I just heard someone say this, and it is true enough in a rough conventional sense.
We may perceive something that’s not accurate and often do. Most of the time, we may not even notice. And sometimes, life shows us the error in our perception.
A MORE CLOSE LOOK
And yet, it’s not exactly what’s happening.
Our senses don’t trick us, they are innocent.
It’s our stories – about what we sense and anything else – that tricks us.
And it’s not even our stories that trick us. They too are innocent.
We trick ourselves when we naively hold these stories as true.
And we don’t really trick ourselves because, somewhere, we know what’s going on.
EXPLORING WHAT’S GOING ON
We have the wisdom in us, and we can find it by looking a little closer at what’s going on.
We can idenitify the stories we hold as true and find what’s more true for us.
We can explore our sense fields and how our mental representations combine with the other sense fields to create our experience of the world.
We can learn to differentiate our mental representation and what’s here in immediate noticing.
We can notice that our mental representations may be more or less accurate in a conventional sense. That they are different in kind to what they point to. That they help us orient and function in the world. That they cannot hold any full, final, or absolute truth. And that reality is always different from and more than our ideas about it.

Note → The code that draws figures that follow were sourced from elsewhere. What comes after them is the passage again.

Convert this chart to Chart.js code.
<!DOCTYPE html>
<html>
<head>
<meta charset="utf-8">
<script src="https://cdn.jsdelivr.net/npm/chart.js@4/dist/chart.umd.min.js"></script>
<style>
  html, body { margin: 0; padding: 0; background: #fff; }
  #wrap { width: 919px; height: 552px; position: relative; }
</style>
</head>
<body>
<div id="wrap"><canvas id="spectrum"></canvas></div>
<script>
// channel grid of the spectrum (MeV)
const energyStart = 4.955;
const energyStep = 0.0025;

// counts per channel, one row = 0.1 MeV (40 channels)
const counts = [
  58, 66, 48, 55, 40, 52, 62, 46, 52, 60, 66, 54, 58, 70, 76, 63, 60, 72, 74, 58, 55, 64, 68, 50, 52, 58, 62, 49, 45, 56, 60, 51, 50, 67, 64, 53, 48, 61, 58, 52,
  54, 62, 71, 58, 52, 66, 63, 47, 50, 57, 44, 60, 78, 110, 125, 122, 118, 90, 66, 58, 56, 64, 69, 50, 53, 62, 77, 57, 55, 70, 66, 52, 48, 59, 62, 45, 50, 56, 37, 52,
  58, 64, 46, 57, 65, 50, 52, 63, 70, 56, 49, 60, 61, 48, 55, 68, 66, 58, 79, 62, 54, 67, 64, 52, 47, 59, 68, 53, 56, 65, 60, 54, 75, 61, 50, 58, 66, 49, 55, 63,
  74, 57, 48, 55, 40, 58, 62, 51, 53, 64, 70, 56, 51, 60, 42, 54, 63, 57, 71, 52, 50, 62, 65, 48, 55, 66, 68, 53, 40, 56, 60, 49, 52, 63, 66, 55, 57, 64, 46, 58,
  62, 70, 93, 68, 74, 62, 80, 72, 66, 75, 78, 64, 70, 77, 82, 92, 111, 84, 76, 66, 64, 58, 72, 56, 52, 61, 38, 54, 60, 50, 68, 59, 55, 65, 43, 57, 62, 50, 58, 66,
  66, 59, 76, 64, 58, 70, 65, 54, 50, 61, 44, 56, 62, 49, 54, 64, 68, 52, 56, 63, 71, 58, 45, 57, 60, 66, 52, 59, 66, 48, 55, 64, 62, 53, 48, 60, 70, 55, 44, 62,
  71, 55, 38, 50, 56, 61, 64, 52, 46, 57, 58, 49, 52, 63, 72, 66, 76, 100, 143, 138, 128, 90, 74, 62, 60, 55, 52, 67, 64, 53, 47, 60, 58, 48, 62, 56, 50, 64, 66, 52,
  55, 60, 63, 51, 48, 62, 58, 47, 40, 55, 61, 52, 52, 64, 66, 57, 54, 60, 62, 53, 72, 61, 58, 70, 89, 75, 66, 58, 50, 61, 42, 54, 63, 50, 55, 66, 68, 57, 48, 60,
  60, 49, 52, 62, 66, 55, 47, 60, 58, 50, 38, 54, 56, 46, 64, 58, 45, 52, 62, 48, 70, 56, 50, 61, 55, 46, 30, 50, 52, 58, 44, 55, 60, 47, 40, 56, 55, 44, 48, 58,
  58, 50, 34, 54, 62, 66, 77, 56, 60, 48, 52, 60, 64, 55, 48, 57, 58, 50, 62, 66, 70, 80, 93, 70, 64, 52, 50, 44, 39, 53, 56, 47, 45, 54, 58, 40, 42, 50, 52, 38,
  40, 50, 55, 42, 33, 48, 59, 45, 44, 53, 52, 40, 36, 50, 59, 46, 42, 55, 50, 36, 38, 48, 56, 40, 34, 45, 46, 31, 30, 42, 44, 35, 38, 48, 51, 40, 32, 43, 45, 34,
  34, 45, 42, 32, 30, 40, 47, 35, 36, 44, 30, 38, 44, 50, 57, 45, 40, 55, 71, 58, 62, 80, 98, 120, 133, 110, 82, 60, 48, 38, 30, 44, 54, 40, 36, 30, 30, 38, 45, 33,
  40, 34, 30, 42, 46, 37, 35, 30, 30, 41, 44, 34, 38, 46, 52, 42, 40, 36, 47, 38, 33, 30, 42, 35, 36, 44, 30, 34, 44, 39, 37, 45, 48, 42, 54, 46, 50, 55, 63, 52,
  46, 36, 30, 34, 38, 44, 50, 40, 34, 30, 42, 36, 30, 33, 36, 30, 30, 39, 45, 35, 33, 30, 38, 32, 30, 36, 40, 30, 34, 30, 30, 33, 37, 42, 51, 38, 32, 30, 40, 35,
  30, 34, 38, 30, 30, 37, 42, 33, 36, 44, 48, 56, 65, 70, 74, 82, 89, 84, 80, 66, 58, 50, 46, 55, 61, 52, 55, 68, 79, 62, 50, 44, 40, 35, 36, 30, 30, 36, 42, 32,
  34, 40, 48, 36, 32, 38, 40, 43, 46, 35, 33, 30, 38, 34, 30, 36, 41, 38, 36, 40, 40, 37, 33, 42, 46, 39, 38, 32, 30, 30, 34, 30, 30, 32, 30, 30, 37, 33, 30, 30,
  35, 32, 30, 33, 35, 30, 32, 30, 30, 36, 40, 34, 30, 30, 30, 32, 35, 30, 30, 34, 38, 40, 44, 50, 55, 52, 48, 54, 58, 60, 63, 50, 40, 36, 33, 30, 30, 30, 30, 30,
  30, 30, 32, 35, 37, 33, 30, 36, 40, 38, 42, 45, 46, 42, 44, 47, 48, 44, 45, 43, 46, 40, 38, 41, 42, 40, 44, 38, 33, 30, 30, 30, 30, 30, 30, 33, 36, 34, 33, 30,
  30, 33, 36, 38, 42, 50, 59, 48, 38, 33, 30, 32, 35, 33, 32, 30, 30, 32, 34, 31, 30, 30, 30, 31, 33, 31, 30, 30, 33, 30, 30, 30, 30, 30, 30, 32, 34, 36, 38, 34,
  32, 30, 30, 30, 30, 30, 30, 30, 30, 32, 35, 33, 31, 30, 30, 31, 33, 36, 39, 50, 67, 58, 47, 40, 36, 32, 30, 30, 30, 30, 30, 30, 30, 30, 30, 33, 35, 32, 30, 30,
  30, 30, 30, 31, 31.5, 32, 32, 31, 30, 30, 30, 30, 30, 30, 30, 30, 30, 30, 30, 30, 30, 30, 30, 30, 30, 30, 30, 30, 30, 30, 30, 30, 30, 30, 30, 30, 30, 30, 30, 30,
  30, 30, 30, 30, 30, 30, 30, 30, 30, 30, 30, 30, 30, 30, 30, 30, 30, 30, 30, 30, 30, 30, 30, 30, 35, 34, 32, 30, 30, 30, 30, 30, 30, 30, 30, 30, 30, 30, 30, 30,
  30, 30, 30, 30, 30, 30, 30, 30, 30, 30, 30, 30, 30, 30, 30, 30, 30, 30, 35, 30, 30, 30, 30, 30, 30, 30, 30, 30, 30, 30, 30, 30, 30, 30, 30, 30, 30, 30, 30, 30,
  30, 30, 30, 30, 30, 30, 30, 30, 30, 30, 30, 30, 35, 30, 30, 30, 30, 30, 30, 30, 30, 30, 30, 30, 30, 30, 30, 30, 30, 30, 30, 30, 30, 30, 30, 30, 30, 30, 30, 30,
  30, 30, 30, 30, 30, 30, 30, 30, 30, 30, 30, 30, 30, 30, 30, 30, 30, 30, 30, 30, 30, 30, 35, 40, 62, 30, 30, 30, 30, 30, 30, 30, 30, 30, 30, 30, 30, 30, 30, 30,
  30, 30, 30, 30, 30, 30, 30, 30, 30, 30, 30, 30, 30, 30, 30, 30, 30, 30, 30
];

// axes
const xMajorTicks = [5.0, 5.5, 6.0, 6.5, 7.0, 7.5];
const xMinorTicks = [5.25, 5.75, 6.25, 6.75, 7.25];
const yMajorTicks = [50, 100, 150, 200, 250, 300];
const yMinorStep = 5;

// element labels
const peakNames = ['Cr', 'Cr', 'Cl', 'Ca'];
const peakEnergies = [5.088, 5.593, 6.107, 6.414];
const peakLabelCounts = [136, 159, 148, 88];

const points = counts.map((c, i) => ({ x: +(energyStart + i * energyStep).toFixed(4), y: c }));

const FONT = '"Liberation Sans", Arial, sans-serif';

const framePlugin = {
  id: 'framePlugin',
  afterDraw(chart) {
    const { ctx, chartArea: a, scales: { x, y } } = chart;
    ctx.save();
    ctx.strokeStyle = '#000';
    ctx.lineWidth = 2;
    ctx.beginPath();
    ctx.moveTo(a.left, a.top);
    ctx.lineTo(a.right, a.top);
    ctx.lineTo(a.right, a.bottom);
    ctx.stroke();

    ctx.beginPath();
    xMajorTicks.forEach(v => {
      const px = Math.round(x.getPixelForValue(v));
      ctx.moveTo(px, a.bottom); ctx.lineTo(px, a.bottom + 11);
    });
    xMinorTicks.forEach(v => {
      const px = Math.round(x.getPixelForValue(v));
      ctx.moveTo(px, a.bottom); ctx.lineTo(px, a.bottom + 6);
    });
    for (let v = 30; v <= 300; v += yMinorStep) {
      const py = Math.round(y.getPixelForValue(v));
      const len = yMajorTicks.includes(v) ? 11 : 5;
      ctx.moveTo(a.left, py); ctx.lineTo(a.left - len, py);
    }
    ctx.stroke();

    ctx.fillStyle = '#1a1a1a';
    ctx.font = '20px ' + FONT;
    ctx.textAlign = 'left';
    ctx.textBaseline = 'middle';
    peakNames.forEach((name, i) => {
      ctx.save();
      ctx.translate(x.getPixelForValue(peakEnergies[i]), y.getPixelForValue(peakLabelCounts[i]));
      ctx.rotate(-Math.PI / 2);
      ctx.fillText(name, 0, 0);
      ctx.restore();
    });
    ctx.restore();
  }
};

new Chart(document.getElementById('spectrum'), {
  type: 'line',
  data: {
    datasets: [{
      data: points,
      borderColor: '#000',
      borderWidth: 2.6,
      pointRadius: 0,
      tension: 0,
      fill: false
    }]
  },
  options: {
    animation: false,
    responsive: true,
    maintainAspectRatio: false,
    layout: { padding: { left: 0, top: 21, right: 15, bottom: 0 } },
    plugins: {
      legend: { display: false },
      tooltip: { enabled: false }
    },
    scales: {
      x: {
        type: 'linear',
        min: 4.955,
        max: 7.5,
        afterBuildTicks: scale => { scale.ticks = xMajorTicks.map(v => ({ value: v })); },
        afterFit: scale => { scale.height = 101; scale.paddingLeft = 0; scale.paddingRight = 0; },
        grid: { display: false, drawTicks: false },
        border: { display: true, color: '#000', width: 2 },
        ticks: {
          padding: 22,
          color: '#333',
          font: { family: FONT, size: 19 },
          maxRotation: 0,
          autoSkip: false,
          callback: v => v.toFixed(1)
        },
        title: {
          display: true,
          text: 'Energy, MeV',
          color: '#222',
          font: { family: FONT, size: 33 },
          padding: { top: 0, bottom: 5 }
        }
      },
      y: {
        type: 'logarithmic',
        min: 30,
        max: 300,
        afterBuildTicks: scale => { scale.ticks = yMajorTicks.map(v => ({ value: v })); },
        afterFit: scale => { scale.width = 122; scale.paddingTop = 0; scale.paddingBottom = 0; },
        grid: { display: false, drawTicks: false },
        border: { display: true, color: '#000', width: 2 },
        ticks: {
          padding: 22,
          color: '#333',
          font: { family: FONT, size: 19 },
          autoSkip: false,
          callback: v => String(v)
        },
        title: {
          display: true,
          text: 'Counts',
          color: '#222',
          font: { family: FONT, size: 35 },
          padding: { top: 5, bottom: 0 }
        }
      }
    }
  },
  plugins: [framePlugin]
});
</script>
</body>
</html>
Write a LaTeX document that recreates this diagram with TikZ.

DIFFERENTIATING OUR STORIES ABOUT WHAT WE ARE AND DIRECT NOTICING
We can also explore the difference between our ideas about who and what we are, and what we notice directly. In a conventional sense, we are this human self in the world, and that’s not entierly wrong. And when we look more closely, we may find what we more fundamentally are what the world to us happens within and as.
We are the field all our sense experiences, including our mental representations, happen within and as.
We are the field the world, to us, happens within and as.
How is it to live from that noticing, and as that?
DRAFT
I just heard this statement which seems a common view among many.
Our senses don’t trick us. Our senses are innocent.
If anything, it’s our stories that trick us when we naively hold them as true.
Our mind tells itself stories that it then takes as true, that’s how we trick ourselves.
And we don’t really trick ourselves because, somewhere, we know what’s going on.